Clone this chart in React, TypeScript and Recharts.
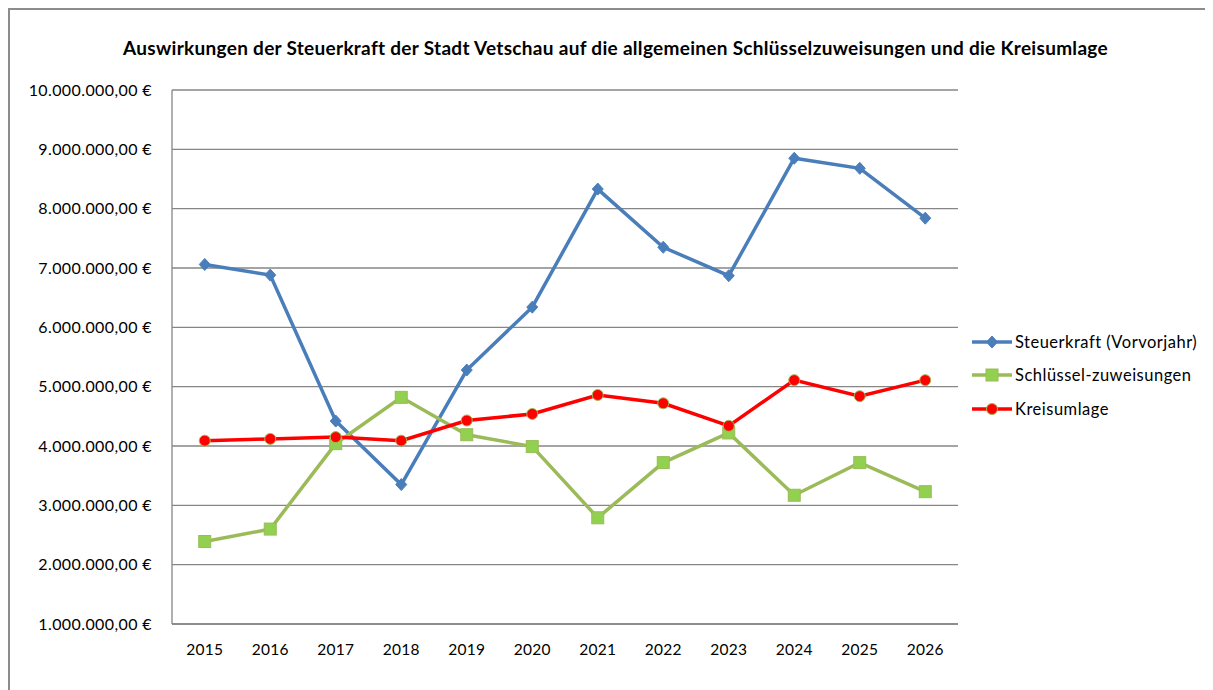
import { LineChart, Line, XAxis, YAxis, CartesianGrid, Legend } from "recharts";

const years = ["2015", "2016", "2017", "2018", "2019", "2020", "2021", "2022", "2023", "2024", "2025", "2026"];
const steuerkraft = [7060000, 6880000, 4420000, 3350000, 5280000, 6340000, 8330000, 7350000, 6870000, 8850000, 8680000, 7840000];
const schluessel = [2390000, 2600000, 4040000, 4820000, 4190000, 3990000, 2790000, 3720000, 4220000, 3170000, 3720000, 3230000];
const kreisumlage = [4090000, 4120000, 4150000, 4090000, 4430000, 4540000, 4860000, 4720000, 4340000, 5110000, 4840000, 5110000];
const yTicks = [1000000, 2000000, 3000000, 4000000, 5000000, 6000000, 7000000, 8000000, 9000000, 10000000];

const data = years.map((year, i) => ({
  year,
  steuerkraft: steuerkraft[i],
  schluessel: schluessel[i],
  kreisumlage: kreisumlage[i],
}));

const BLUE = "#4a7ebb";
const GREEN_LINE = "#9bbb59";
const GREEN_FILL = "#92d050";
const RED = "#ff0000";
const GRID = "#868686";
const FONT = "Lato, 'Liberation Sans', sans-serif";

const formatEuro = (v: number) =>
  Math.round(v).toString().replace(/\B(?=(\d{3})+(?!\d))/g, ".") + ",00 €";

const Diamond = ({ cx, cy }: { cx: number; cy: number }) => (
  <path d={`M${cx},${cy - 6} L${cx + 5.5},${cy} L${cx},${cy + 6} L${cx - 5.5},${cy} Z`} fill={BLUE} stroke={BLUE} strokeWidth={1} />
);
const Square = ({ cx, cy }: { cx: number; cy: number }) => (
  <rect x={cx - 6} y={cy - 6} width={12} height={12} fill={GREEN_FILL} stroke={GREEN_LINE} strokeWidth={1} />
);
const Circle = ({ cx, cy }: { cx: number; cy: number }) => (
  <circle cx={cx} cy={cy} r={5.5} fill={RED} stroke={GREEN_LINE} strokeWidth={1} />
);

const legendItems = [
  { label: "Steuerkraft (Vorvorjahr)", color: BLUE, Marker: Diamond },
  { label: "Schlüssel-zuweisungen", color: GREEN_LINE, Marker: Square },
  { label: "Kreisumlage", color: RED, Marker: Circle },
];

const LegendContent = () => (
  <div style={{ fontFamily: FONT, fontSize: 16.5, letterSpacing: 0.5, color: "#000" }}>
    {legendItems.map(({ label, color, Marker }) => (
      <div key={label} style={{ display: "flex", alignItems: "center", height: 33.5 }}>
        <svg width={43} height={16}>
          <line x1={0} y1={8} x2={40} y2={8} stroke={color} strokeWidth={3.5} />
          <Marker cx={20} cy={8} />
        </svg>
        <span>{label}</span>
      </div>
    ))}
  </div>
);

export default function App() {
  return (
    <div
      style={{
        position: "relative",
        width: 1203,
        height: 680,
        borderTop: "2px solid #8c8c8c",
        borderLeft: "2px solid #8c8c8c",
        background: "#fff",
      }}
    >
      <div
        style={{
          position: "absolute",
          top: 26,
          left: 4,
          width: 1203,
          textAlign: "center",
          fontFamily: FONT,
          fontWeight: 700,
          fontSize: 19,
          letterSpacing: 0.3,
          color: "#000",
        }}
      >
        Auswirkungen der Steuerkraft der Stadt Vetschau auf die allgemeinen Schlüsselzuweisungen und die Kreisumlage
      </div>
      <LineChart width={1203} height={680} data={data} margin={{ top: 80, right: 255, bottom: 36, left: 12 }}>
        <CartesianGrid vertical={false} stroke={GRID} strokeWidth={1.3} />
        <XAxis
          dataKey="year"
          padding={{ left: 32.75, right: 32.75 }}
          tickLine={false}
          tickSize={0}
          tickMargin={20}
          axisLine={{ stroke: GRID, strokeWidth: 1.3 }}
          tick={{ fill: "#000", fontSize: 15.5, fontFamily: FONT, letterSpacing: 0.3 }}
          height={30}
          interval={0}
        />
        <YAxis
          domain={[1000000, 10000000]}
          ticks={yTicks}
          tickFormatter={formatEuro}
          width={150}
          tickLine={false}
          tickSize={0}
          tickMargin={20}
          axisLine={{ stroke: GRID, strokeWidth: 1.3 }}
          tick={{ fill: "#000", fontSize: 16, fontFamily: FONT, letterSpacing: 0.4 }}
          interval={0}
        />
        <Legend
          layout="vertical"
          align="center"
          verticalAlign="middle"
          wrapperStyle={{ left: 962, top: 315, width: 240 }}
          content={LegendContent}
        />
        <Line
          dataKey="steuerkraft"
          name="Steuerkraft (Vorvorjahr)"
          type="linear"
          stroke={BLUE}
          strokeWidth={3.5}
          dot={(p: any) => <Diamond key={`d${p.index}`} cx={p.cx} cy={p.cy} />}
          activeDot={false}
          isAnimationActive={false}
        />
        <Line
          dataKey="schluessel"
          name="Schlüssel-zuweisungen"
          type="linear"
          stroke={GREEN_LINE}
          strokeWidth={3.5}
          dot={(p: any) => <Square key={`s${p.index}`} cx={p.cx} cy={p.cy} />}
          activeDot={false}
          isAnimationActive={false}
        />
        <Line
          dataKey="kreisumlage"
          name="Kreisumlage"
          type="linear"
          stroke={RED}
          strokeWidth={3.5}
          dot={(p: any) => <Circle key={`c${p.index}`} cx={p.cx} cy={p.cy} />}
          activeDot={false}
          isAnimationActive={false}
        />
      </LineChart>
    </div>
  );
}
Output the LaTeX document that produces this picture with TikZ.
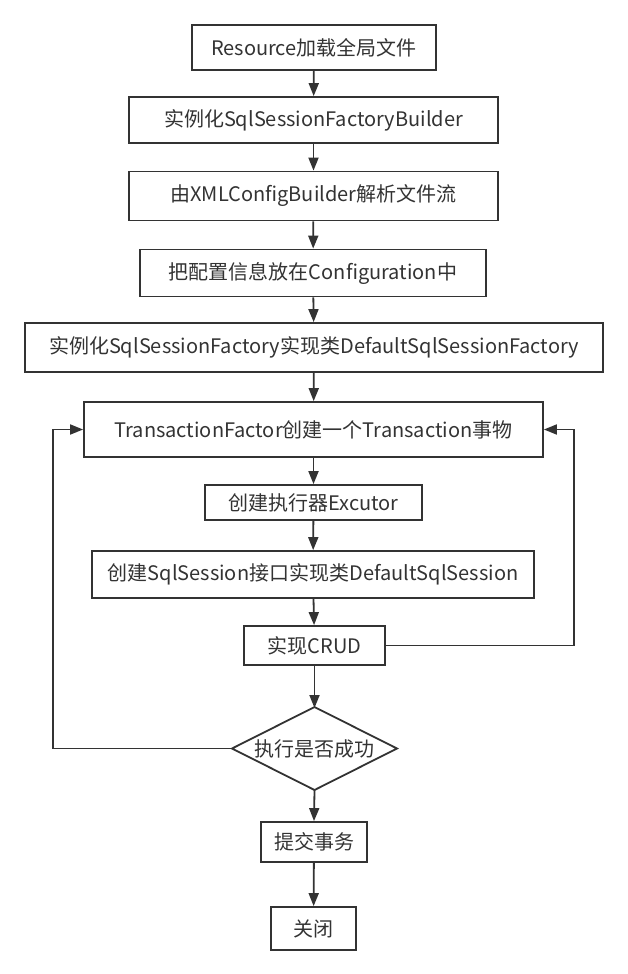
\documentclass[tikz,border=0pt]{standalone}
\usepackage{fontspec}
\setmainfont{Noto Sans CJK SC}
\usetikzlibrary{arrows.meta}
\definecolor{ln}{HTML}{333333}
\begin{document}
\begin{tikzpicture}[x=1pt,y=-1pt,
  box/.style={draw=ln,line width=1.8pt,rectangle,inner sep=0pt,text=ln,font=\fontsize{20}{24}\selectfont},
  txt/.style={text=ln,font=\fontsize{20}{24}\selectfont,inner sep=0pt},
  arr/.style={draw=ln,line width=1.8pt,-{Triangle[length=13pt,width=10pt]}}]
\useasboundingbox (0,0) rectangle (628,974);
\node[box,minimum width=244pt,minimum height=45pt] (n1) at (314,47.5) {Resource加载全局文件};
\node[box,minimum width=369pt,minimum height=46pt] (n2) at (313.5,120) {实例化SqlSessionFactoryBuilder};
\node[box,minimum width=369pt,minimum height=49pt] (n3) at (313.5,196) {由XMLConfigBuilder解析文件流};
\node[box,minimum width=346pt,minimum height=47pt] (n4) at (313,273) {把配置信息放在Configuration中};
\node[box,minimum width=578pt,minimum height=49pt] (n5) at (314,347.5) {实例化SqlSessionFactory实现类DefaultSqlSessionFactory};
\node[box,minimum width=459pt,minimum height=55pt] (n6) at (313.5,429.5) {TransactionFactor创建一个Transaction事物};
\node[box,minimum width=217pt,minimum height=35pt] (n7) at (313.5,502.5) {创建执行器Excutor};
\node[box,minimum width=442pt,minimum height=47pt] (n8) at (313,574.5) {创建SqlSession接口实现类DefaultSqlSession};
\node[box,minimum width=141pt,minimum height=39pt] (n9) at (314.5,645.5) {实现CRUD};
\coordinate (dN) at (314.5,707);
\coordinate (dS) at (314.5,790);
\coordinate (dW) at (232,748.5);
\coordinate (dE) at (397,748.5);
\draw[draw=ln,line width=1.8pt,line join=miter] (dN) -- (dE) -- (dS) -- (dW) -- cycle;
\node[txt] (d) at (314.5,748.5) {执行是否成功};
\node[box,minimum width=106pt,minimum height=40pt] (n11) at (314,842) {提交事务};
\node[box,minimum width=85pt,minimum height=43pt] (n12) at (313.5,928.5) {关闭};
\draw[arr] (n1) -- (n2);
\draw[arr] (n2) -- (n3);
\draw[arr] (n3) -- (n4);
\draw[arr] (n4) -- (n5);
\draw[arr] (n5) -- (n6);
\draw[arr] (n6) -- (n7);
\draw[arr] (n7) -- (n8);
\draw[arr] (n8) -- (n9);
\draw[arr] (n9.south) -- ([yshift=-1pt]dN);
\draw[arr] (dS) -- (n11.north);
\draw[arr] (n11) -- (n12);
\coordinate (l1) at (53,748.5);
\coordinate (l2) at (53,429.5);
\coordinate (r1) at (574,645.5);
\coordinate (r2) at (574,429.5);
\draw[arr] (dW) -- (l1) -- (l2) -- (n6.west);
\draw[arr] (n9.east) -- (r1) -- (r2) -- (n6.east);
\end{tikzpicture}
\end{document}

━━━━━━━━

Problem statement: In the records above, how many lines include the string "this"? Answer with only the number.

Answer for the task: 2